Sweetness At the Bottom of the Pie: Response

The opening sentence, "It was as black in the closet as old blood." drew me in right away. The analogy the author uses seems to imply that ghastly things are sure to follow. The protagonist, an eleven-year-old girl named Flavia is imprisoned in the closet by her two older sisters, Ophelia and Daphne but the way Bradley has written it made me assume that she had been kidnapped, and kept confined. After escaping she just waltzes down into the kitchen and her father’s there, reading the paper.
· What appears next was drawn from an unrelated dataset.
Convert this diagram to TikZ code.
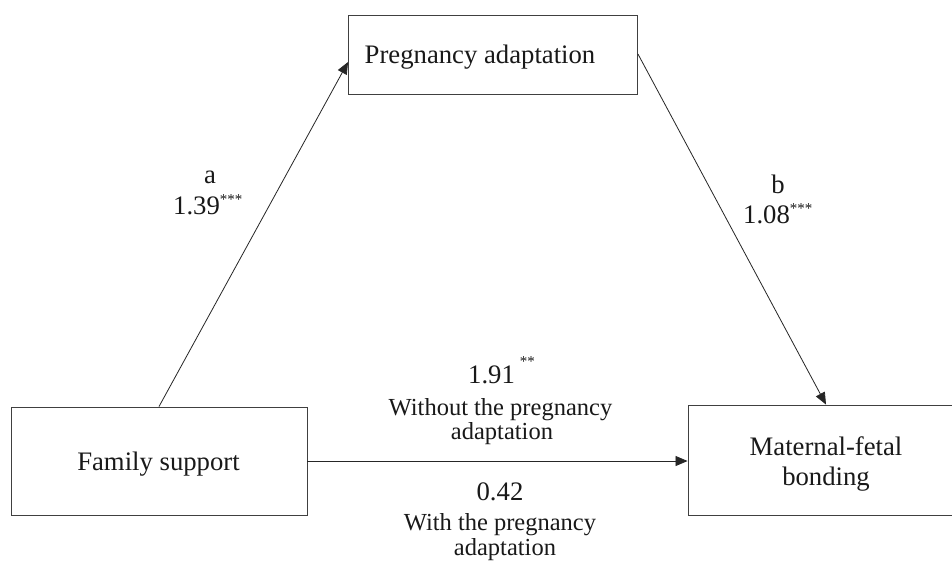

The sudden turn from the very austere to the childish confused me when I read it the first time.

Bradley has given his characters such Shakespearian names that it makes it seem feasible that this eleven-year-old girl has a chemical lab, and an obsession with making poison, which she does for her eldest sister, melting it into her lipstick. The three sisters have an estranged, revenge-driven relationship that I, as a product of the reality television generation, find fascinating to watch. The way Ophelia and Flavia talk to each other is just horrible and menacing. It makes me glad Flavia isn’t my sister. The dialogue just so traditionally Upper-Crust English insults like snotrag and grubby little mouth.

The prose itself has a few faults. Bradley has a tendency to use chunky language at times,
“Each had become a recluse in his own antipode, and each forbidden the other ever to set foot across the black line which they caused to be painted dead centre from the vestibule in the front, across the foyer and straight through to the butler’s WC behind the back stairs.”
just seems like too many words to be read clearly. I found myself reading sections of the text over and over in an attempt to absorb the meaning when it just wasn’t clear enough. Despite the abundance of big words, the chapter ends with me craving more; Alan Bradley earned the contract he won over with this chapter.